Dutch private banker

Hanna van Recklinghausen (1332 – after 1349), was a banker in Lochem in the Netherlands. She is the earliest woman merchant known by name in the Netherlands.

She was the daughter of the Jewish Court Jew banker Godschalk (also Gottschalk) from Recklinghausen in Germany. Her father was a money-lender to the nobility, and she is listed as his assistant and colleague from 1347. Her sister Hannah Rose and another female family member is also listed as colleagues, but they are mentioned a little later than her. In the Jewish community, women were allowed to participate in business as long as they fulfilled the religious duties, and fathers were encouraged to teach their daughters to read and count.

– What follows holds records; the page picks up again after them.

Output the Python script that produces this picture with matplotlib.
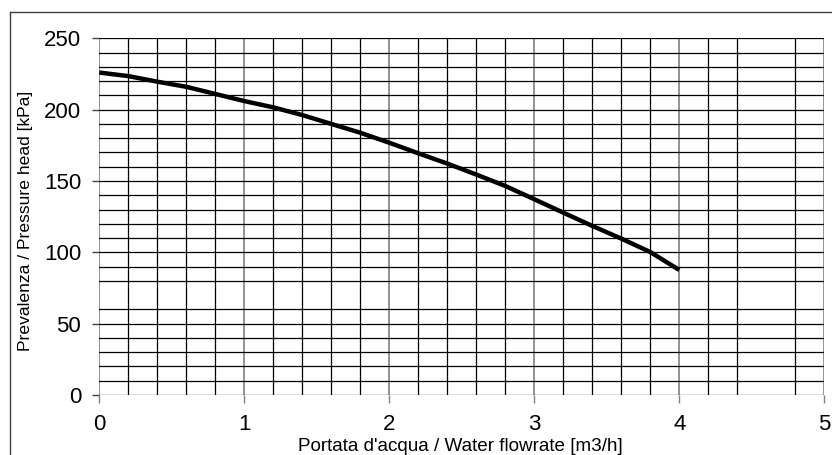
import matplotlib
matplotlib.use('Agg')
import matplotlib.pyplot as plt
from matplotlib.lines import Line2D
import numpy as np

# pump curve
flow = [0.0, 0.2, 0.4, 0.6, 0.8, 1.0, 1.2, 1.4, 1.6, 1.8, 2.0,
        2.2, 2.4, 2.6, 2.8, 3.0, 3.2, 3.4, 3.6, 3.8, 4.0]
head = [226, 223.5, 219.6, 216, 211, 206, 201.6, 196.2, 190, 183.8, 176.8,
        169.4, 162.2, 154.5, 146.5, 137.2, 127.8, 118.5, 109.6, 100.2, 87.6]

x_ticks = [0, 1, 2, 3, 4, 5]
y_ticks = [0, 50, 100, 150, 200, 250]
# minor grid (the source skips 4.6 and 70)
x_minor = [0.2, 0.4, 0.6, 0.8, 1.2, 1.4, 1.6, 1.8, 2.2, 2.4, 2.6, 2.8,
           3.2, 3.4, 3.6, 3.8, 4.2, 4.4, 4.8]
y_minor = [10, 20, 30, 40, 60, 80, 90, 110, 120, 130, 140,
           160, 170, 180, 190, 210, 220, 230, 240]

plt.rcParams['font.family'] = ['Liberation Sans', 'DejaVu Sans']

fig = plt.figure(figsize=(8.32, 4.55), dpi=100)
ax = fig.add_axes([99.3 / 832, 1 - 395 / 455, 725 / 832, 356.7 / 455])
ax.set_xlim(0, 5)
ax.set_ylim(0, 250)

# grid lines
for xv in x_minor:
    ax.axvline(xv, color='black', lw=0.9, zorder=1)
for xv in x_ticks:
    ax.axvline(xv, color='#808080', lw=1.2, zorder=1)
for yv in y_minor + y_ticks:
    ax.axhline(yv, color='black', lw=0.9, zorder=1)

ax.plot(flow, head, color='black', lw=3.2, solid_capstyle='butt', zorder=3)

for s in ax.spines.values():
    s.set_visible(False)

ax.set_xticks(x_ticks)
ax.set_yticks(y_ticks)
ax.tick_params(axis='y', length=5, width=1, color='#404040', pad=8, labelsize=16)
ax.tick_params(axis='x', length=5.5, width=1, color='#808080', pad=8, labelsize=16)

fig.text(460 / 832, 1 - 451 / 455, "Portata d'acqua / Water flowrate [m3/h]",
         ha='center', va='baseline', fontsize=13.6)
fig.text(26 / 832, 1 - 221 / 455, "Prevalenza / Pressure head [kPa]",
         ha='center', va='center', rotation=90, fontsize=12.6)

# outer frame (left and top edges visible)
fig.add_artist(Line2D([10 / 832, 10 / 832], [0, 1 - 12.3 / 455],
                      transform=fig.transFigure, color='#404040', lw=1))
fig.add_artist(Line2D([10 / 832, 1], [1 - 12.3 / 455, 1 - 12.3 / 455],
                      transform=fig.transFigure, color='#404040', lw=1))

fig.savefig('out.png', dpi=100, facecolor='white')
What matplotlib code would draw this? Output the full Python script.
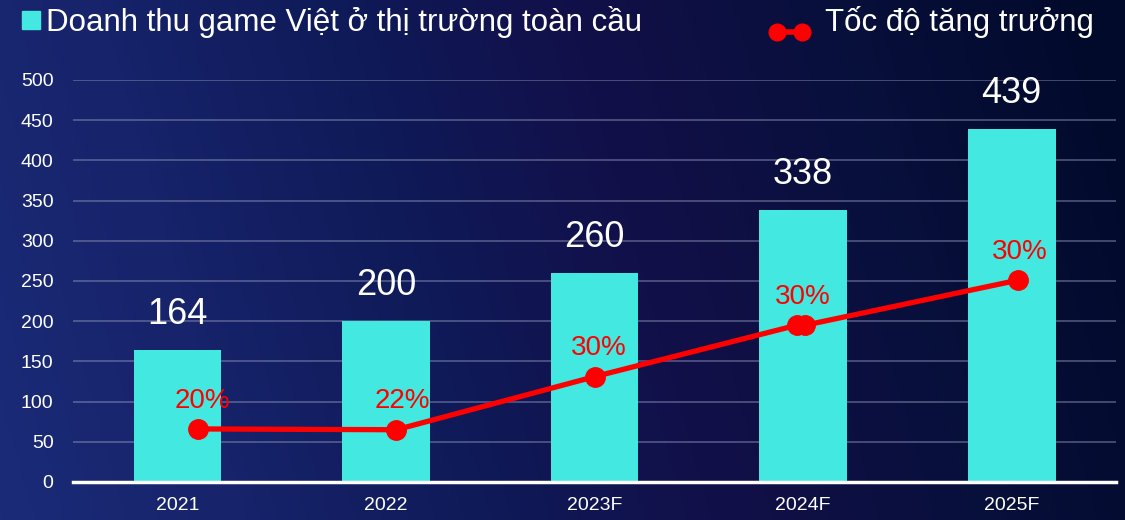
import matplotlib.pyplot as plt
from matplotlib.patches import Rectangle
from matplotlib.lines import Line2D
from matplotlib.colors import LinearSegmentedColormap
import numpy as np

plt.rcParams['font.family'] = ['Liberation Sans', 'DejaVu Sans']

# --- data ---
years = ["2021", "2022", "2023F", "2024F", "2025F"]
revenue = [164, 200, 260, 338, 439]
growth_labels = ["20%", "22%", "30%", "30%", "30%"]
# the growth line sits on its own hidden scale; positions as seen on the left axis
growth_x = [0.10, 1.05, 2.00, 2.97, 3.01, 4.03]
growth_y = [66, 65, 131, 195, 195, 251]
label_x = [0.12, 1.08, 2.02, 3.00, 4.04]
label_y = [66, 65, 131, 195, 251]

bar_color = "#43e8e0"
red = "#ff0000"

fig = plt.figure(figsize=(11.25, 5.2), dpi=100)

# gradient background
bg = fig.add_axes([0, 0, 1, 1], zorder=-10)
bg_cmap = LinearSegmentedColormap.from_list(
    "bg", ["#1b2b78", "#17236a", "#0f1a58", "#120f48", "#08103c", "#020a2c"])
gx = np.linspace(0, 1, 400)
gy = np.linspace(0, 1, 200)
GX, GY = np.meshgrid(gx, gy)
grad = np.clip(GX * 0.92 + (1 - GY) * 0.12, 0, 1)
bg.imshow(grad, cmap=bg_cmap, aspect="auto", extent=[0, 1, 0, 1], origin="upper")
bg.set_axis_off()

ax = fig.add_axes([0.0649, 0.0731, 0.9271, 0.7731])
ax.patch.set_alpha(0)
x = np.arange(len(years))
ax.bar(x, revenue, width=0.42, color=bar_color, zorder=3)
for xi, v in zip(x, revenue):
    ax.annotate(str(v), (xi, v), xytext=(0, 13), textcoords="offset points",
                ha="center", va="bottom", color="white", fontsize=26,
                annotation_clip=False)

ax.plot(growth_x, growth_y, color=red, lw=3.8, marker="o", ms=14, zorder=4)
for lx, ly, t in zip(label_x, label_y, growth_labels):
    ax.annotate(t, (lx, ly), xytext=(0, 11), textcoords="offset points",
                ha="center", va="bottom", color=red, fontsize=20, zorder=5)

ax.set_xlim(-0.5, len(years) - 0.5)
ax.set_ylim(0, 500)
ax.set_yticks(range(0, 501, 50))
ax.set_xticks(x)
ax.set_xticklabels(years)
ax.tick_params(axis="both", length=0, colors="white", labelsize=14)
ax.tick_params(axis="y", pad=14)
ax.tick_params(axis="x", pad=11)
ax.grid(axis="y", color="#8a93b8", alpha=0.5, lw=1.3, zorder=0)
for s in ["top", "right", "left"]:
    ax.spines[s].set_visible(False)
ax.spines["bottom"].set_color("white")
ax.spines["bottom"].set_linewidth(2.5)
ax.spines["bottom"].set_zorder(6)

# legend drawn by hand at the top
fig.patches.append(Rectangle((22 / 1125, 1 - 29 / 520), 18 / 1125, 18 / 520,
                             transform=fig.transFigure, color=bar_color))
fig.text(46 / 1125, 1 - 22 / 520, "Doanh thu game Việt ở thị trường toàn cầu",
         color="white", fontsize=22.5, va="center", ha="left")
fig.lines.append(Line2D([777 / 1125, 802 / 1125], [1 - 32 / 520, 1 - 32 / 520],
                        transform=fig.transFigure, color=red, lw=4,
                        marker="o", ms=12))
fig.text(825 / 1125, 1 - 22 / 520, "Tốc độ tăng trưởng",
         color="white", fontsize=22.5, va="center", ha="left")

fig.savefig("out.png", dpi=100)
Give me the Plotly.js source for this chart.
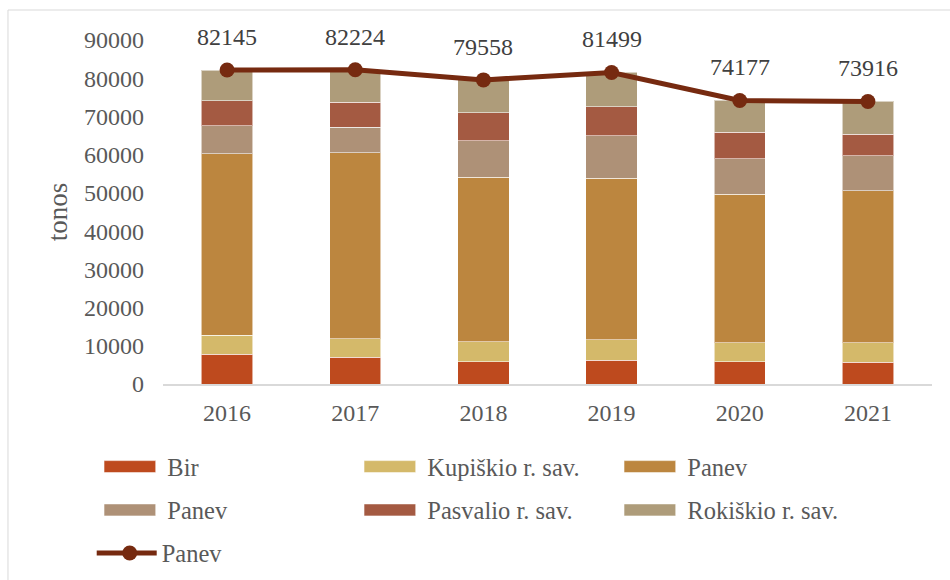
<!DOCTYPE html>
<html>
<head>
<meta charset="utf-8">
<script src="https://cdn.plot.ly/plotly-3.0.1.min.js"></script>
<style>
  html, body { margin: 0; padding: 0; background: #ffffff; }
  #chart { width: 950px; height: 580px; }
</style>
</head>
<body>
<div id="chart"></div>
<script>
// ---- data ----
const years    = ['2016', '2017', '2018', '2019', '2020', '2021'];
const bir      = [7770, 6980, 5850, 6190, 5850, 5670];
const kupiskio = [4990, 4910, 5250, 5440, 4990, 5170];
const panev1   = [47500, 48640, 42970, 42170, 38850, 39710];
const panev2   = [7270, 6660, 9530, 11110, 9260, 9110];
const pasvalio = [6570, 6460, 7340, 7690, 6930, 5690];
const rokiskio = [8045, 8574, 8618, 8899, 8297, 8566];
const totals   = [82145, 82224, 79558, 81499, 74177, 73916];

const seriesNames = ['Bir', 'Kupiškio r. sav.', 'Panev', 'Panev', 'Pasvalio r. sav.', 'Rokiškio r. sav.'];
const lineName = 'Panev';
const yTicks = [0, 10000, 20000, 30000, 40000, 50000, 60000, 70000, 80000, 90000];

// ---- styling ----
const colors = ['#BE4A1E', '#D4B96A', '#BC863F', '#AE9177', '#A45A42', '#AE9C7A'];
const legendOf = ['legend', 'legend', 'legend', 'legend2', 'legend2', 'legend2'];
const barValues = [bir, kupiskio, panev1, panev2, pasvalio, rokiskio];

const data = barValues.map((vals, i) => ({
  type: 'bar',
  x: years,
  y: vals,
  name: seriesNames[i],
  legend: legendOf[i],
  marker: { color: colors[i], line: { color: 'rgba(255,255,255,0.55)', width: 1 } },
  hoverinfo: 'skip'
}));

data.push({
  type: 'scatter',
  mode: 'lines+markers',
  x: years,
  y: totals,
  name: lineName,
  legend: 'legend3',
  line: { color: '#762A10', width: 5 },
  marker: { color: '#762A10', size: 15 },
  hoverinfo: 'skip'
});

// value labels above the line points (x given as category index, since the
// category names look numeric)
const annotations = totals.map((v, i) => ({
  x: years.indexOf(years[i]), y: v, xref: 'x', yref: 'y',
  text: String(v), showarrow: false,
  yanchor: 'bottom', yshift: 18,
  font: { family: 'Liberation Serif', size: 24, color: '#404040' }
}));

const legendBase = {
  orientation: 'h', xanchor: 'left', yanchor: 'middle',
  entrywidth: 185, entrywidthmode: 'pixels', itemwidth: 60,
  bgcolor: 'rgba(0,0,0,0)', borderwidth: 0, traceorder: 'normal',
  font: { family: 'Liberation Serif', size: 24.5, color: '#595959' }
};

const layout = {
  width: 950, height: 580,
  margin: { l: 163, r: 18, t: 40, b: 196, autoexpand: false },
  paper_bgcolor: '#ffffff', plot_bgcolor: '#ffffff',
  font: { family: 'Liberation Serif', size: 24, color: '#595959' },
  barmode: 'stack',
  bargap: 0.6,
  showlegend: true,
  xaxis: {
    type: 'category',
    range: [-0.5, years.length - 0.5],
    showline: true, linecolor: '#d9d9d9', linewidth: 1.5,
    ticks: '', showgrid: false, zeroline: false,
    ticklabelstandoff: 7,
    tickfont: { size: 24, color: '#595959' }
  },
  yaxis: {
    range: [0, 90000],
    tickmode: 'array', tickvals: yTicks, ticktext: yTicks.map(String),
    showline: false, showgrid: false, zeroline: false, ticks: '',
    ticklabelstandoff: 18,
    tickfont: { size: 24, color: '#595959' },
    title: { text: 'tonos', font: { size: 27, color: '#595959' }, standoff: 8 }
  },
  legend:  Object.assign({}, legendBase, { x: -0.0854, y: -0.2404 }),
  legend2: Object.assign({}, legendBase, { x: -0.0854, y: -0.3663 }),
  legend3: Object.assign({}, legendBase, { x: -0.0927, y: -0.4913 }),
  annotations: annotations,
  shapes: [{
    type: 'rect', xref: 'paper', yref: 'paper',
    x0: -0.2016, x1: 1.03, y0: -0.6, y1: 1.0872,
    line: { color: '#d9d9d9', width: 1 }, fillcolor: 'rgba(0,0,0,0)', layer: 'below'
  }]
};

function restyleLegendSymbols(gd) {
  // widen the bar swatches (default is a small square) to match the reference
  gd.querySelectorAll('g.legendpoints path').forEach(function (p) {
    var d = (p.getAttribute('d') || '').replace(/\s/g, '');
    if (d === 'M6,6H-6V-6H6Z' || p.classList.contains('legendbar')) {
      p.setAttribute('d', 'M6.7,-6H58.4V6H6.7Z');
      p.setAttribute('transform', 'translate(0,0)');
    }
  });
  gd.querySelectorAll('g.legendpoints path.js-line').forEach(function (p) {
    p.setAttribute('d', 'M10,0h56');
  });
  gd.querySelectorAll('g.legendpoints path.scatterpts').forEach(function (p) {
    p.setAttribute('transform', 'translate(38,0)');
  });
}

Plotly.newPlot('chart', data, layout, { staticPlot: true, displayModeBar: false }).then(function (gd) {
  restyleLegendSymbols(gd);
  setTimeout(function () { restyleLegendSymbols(gd); }, 50);
});
</script>
</body>
</html>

Hanna van Recklinghausen is last heard of in 1349. During the Black death, massacres were conducted in on the Jewish population in many cities, where they were blamed for the plague accused of having poisoned the water wells. Lochem lay in the area belonging to the Duke of Gelderland, Reginald III, Duke of Guelders, who in 1350 took a group of Jews in custody. It is unknown if Hanna van Recklinghausen was a part of that group, and it is also unknown what happened to that group, if it was placed under the duke's protection or killed. There is no further information of her after 1349.